*TASK MATERIAL*.
================================

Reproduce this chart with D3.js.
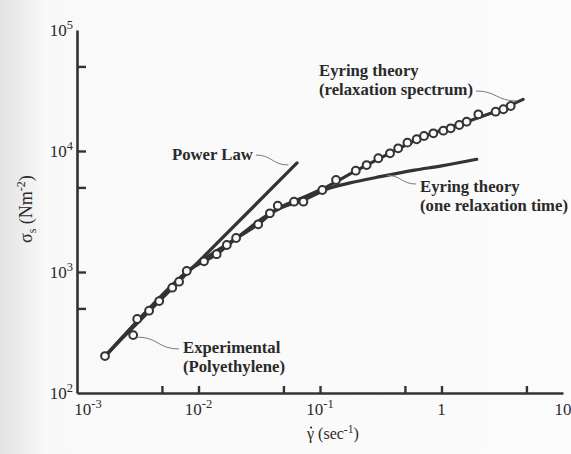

================================

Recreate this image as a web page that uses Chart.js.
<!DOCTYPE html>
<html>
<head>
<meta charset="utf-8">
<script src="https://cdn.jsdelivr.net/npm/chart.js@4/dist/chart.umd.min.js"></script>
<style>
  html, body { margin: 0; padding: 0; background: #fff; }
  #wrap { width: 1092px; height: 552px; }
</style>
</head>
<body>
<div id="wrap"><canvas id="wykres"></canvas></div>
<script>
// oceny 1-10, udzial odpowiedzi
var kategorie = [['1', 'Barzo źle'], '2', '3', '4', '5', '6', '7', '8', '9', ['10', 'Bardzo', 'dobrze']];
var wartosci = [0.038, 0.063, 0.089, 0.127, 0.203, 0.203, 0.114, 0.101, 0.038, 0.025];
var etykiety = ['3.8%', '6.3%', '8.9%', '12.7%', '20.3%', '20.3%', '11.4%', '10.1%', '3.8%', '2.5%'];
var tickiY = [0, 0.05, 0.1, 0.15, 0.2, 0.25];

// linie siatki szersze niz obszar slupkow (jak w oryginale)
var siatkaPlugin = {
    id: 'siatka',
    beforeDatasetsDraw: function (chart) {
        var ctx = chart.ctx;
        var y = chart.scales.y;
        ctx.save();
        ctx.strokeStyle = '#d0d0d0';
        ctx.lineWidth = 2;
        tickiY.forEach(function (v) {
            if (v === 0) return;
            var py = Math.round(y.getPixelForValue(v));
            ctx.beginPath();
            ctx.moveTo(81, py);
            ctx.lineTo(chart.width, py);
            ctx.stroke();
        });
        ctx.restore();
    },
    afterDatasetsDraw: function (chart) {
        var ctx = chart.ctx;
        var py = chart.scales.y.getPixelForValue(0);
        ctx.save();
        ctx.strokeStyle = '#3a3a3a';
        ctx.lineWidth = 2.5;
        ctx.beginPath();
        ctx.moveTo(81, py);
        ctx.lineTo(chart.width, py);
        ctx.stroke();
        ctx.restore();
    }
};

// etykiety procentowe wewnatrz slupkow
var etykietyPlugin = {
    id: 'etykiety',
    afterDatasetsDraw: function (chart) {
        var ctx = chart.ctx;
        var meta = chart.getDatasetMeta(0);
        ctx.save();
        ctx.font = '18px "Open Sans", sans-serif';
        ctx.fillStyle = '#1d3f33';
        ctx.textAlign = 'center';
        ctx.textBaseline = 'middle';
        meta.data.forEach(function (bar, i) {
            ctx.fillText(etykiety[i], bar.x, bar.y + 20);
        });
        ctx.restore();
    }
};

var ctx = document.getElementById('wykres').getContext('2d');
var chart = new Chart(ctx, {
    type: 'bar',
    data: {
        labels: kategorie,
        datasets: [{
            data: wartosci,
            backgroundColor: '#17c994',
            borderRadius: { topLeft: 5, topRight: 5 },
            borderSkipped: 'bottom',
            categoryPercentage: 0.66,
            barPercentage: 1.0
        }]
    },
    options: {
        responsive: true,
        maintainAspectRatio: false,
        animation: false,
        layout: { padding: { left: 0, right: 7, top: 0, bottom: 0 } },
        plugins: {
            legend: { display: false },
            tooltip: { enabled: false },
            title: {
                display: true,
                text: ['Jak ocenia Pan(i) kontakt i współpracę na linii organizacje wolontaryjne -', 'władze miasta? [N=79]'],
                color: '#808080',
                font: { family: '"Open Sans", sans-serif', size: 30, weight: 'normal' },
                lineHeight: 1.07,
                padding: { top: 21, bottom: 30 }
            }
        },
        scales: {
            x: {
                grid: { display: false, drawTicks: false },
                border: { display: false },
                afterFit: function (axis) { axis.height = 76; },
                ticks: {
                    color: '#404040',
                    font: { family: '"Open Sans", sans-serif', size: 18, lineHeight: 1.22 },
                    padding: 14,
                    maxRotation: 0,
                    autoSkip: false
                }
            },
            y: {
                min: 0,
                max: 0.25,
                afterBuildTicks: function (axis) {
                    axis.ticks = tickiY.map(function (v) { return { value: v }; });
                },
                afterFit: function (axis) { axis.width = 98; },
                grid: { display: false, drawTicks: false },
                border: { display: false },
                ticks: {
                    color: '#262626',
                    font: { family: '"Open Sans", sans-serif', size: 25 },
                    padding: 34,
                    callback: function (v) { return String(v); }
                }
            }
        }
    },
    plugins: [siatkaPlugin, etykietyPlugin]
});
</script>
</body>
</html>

================================

*WHAT TO WORK ON*.
Begin at the line that has "Recreate this image" in the entries above; stop after the line that has "var tickiY = [0, 0.05, 0.1, 0.15, 0.2, 0.25];". Transcribe exactly those lines and no others.

*ANSWER TO THE TASK*.
Recreate this image as a web page that uses Chart.js.
<!DOCTYPE html>
<html>
<head>
<meta charset="utf-8">
<script src="https://cdn.jsdelivr.net/npm/chart.js@4/dist/chart.umd.min.js"></script>
<style>
  html, body { margin: 0; padding: 0; background: #fff; }
  #wrap { width: 1092px; height: 552px; }
</style>
</head>
<body>
<div id="wrap"><canvas id="wykres"></canvas></div>
<script>
// oceny 1-10, udzial odpowiedzi
var kategorie = [['1', 'Barzo źle'], '2', '3', '4', '5', '6', '7', '8', '9', ['10', 'Bardzo', 'dobrze']];
var wartosci = [0.038, 0.063, 0.089, 0.127, 0.203, 0.203, 0.114, 0.101, 0.038, 0.025];
var etykiety = ['3.8%', '6.3%', '8.9%', '12.7%', '20.3%', '20.3%', '11.4%', '10.1%', '3.8%', '2.5%'];
var tickiY = [0, 0.05, 0.1, 0.15, 0.2, 0.25];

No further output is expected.